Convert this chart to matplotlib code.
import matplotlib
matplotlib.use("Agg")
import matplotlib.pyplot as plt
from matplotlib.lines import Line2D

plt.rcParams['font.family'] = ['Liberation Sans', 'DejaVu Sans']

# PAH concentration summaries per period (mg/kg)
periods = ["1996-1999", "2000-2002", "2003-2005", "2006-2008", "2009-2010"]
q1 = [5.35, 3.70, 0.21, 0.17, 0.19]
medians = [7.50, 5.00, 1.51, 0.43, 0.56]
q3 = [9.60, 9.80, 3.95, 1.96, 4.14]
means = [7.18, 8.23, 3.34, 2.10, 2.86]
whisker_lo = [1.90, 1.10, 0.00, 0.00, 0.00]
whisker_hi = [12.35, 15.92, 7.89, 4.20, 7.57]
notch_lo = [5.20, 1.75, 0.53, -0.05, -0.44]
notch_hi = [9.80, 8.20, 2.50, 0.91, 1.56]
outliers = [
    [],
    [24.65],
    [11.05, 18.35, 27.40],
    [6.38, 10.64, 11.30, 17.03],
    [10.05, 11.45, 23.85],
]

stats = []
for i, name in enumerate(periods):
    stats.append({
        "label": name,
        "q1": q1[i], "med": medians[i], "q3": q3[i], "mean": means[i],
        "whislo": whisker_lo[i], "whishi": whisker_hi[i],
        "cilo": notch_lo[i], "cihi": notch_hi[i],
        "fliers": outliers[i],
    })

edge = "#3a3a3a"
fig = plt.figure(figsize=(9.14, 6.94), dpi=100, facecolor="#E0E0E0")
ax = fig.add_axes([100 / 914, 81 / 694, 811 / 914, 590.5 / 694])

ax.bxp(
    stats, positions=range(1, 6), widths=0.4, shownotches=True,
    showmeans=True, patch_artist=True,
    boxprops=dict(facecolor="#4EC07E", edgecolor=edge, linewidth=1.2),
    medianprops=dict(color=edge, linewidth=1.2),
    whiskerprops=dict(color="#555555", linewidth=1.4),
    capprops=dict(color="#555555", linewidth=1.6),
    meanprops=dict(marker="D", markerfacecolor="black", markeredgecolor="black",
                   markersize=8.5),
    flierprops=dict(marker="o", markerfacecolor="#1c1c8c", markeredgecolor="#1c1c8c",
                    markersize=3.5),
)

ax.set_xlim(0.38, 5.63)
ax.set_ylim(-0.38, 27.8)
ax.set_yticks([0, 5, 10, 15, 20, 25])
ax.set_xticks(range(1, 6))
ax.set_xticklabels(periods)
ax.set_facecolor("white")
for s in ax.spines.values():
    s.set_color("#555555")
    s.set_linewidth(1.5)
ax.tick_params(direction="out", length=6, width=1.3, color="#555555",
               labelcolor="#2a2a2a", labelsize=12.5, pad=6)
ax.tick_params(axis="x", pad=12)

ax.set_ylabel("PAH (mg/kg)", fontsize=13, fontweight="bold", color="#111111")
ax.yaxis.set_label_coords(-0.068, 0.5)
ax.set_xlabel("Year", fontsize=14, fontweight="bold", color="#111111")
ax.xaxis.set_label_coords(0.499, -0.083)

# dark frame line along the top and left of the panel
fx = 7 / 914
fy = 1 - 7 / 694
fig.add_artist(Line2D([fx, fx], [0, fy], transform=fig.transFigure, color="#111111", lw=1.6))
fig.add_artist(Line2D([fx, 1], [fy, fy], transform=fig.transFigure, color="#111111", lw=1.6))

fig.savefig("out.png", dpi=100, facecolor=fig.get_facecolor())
★ ★ ★ ★ ★ ★ ★
__Work to be completed__. What you return should be the lines from the start of the data through the line with "plt.rcParams['font.family'] = ['Liberation", quoted exactly and nothing more.

__Result for this exercise__.
Convert this chart to matplotlib code.
import matplotlib
matplotlib.use("Agg")
import matplotlib.pyplot as plt
from matplotlib.lines import Line2D

plt.rcParams['font.family'] = ['Liberation Sans', 'DejaVu Sans']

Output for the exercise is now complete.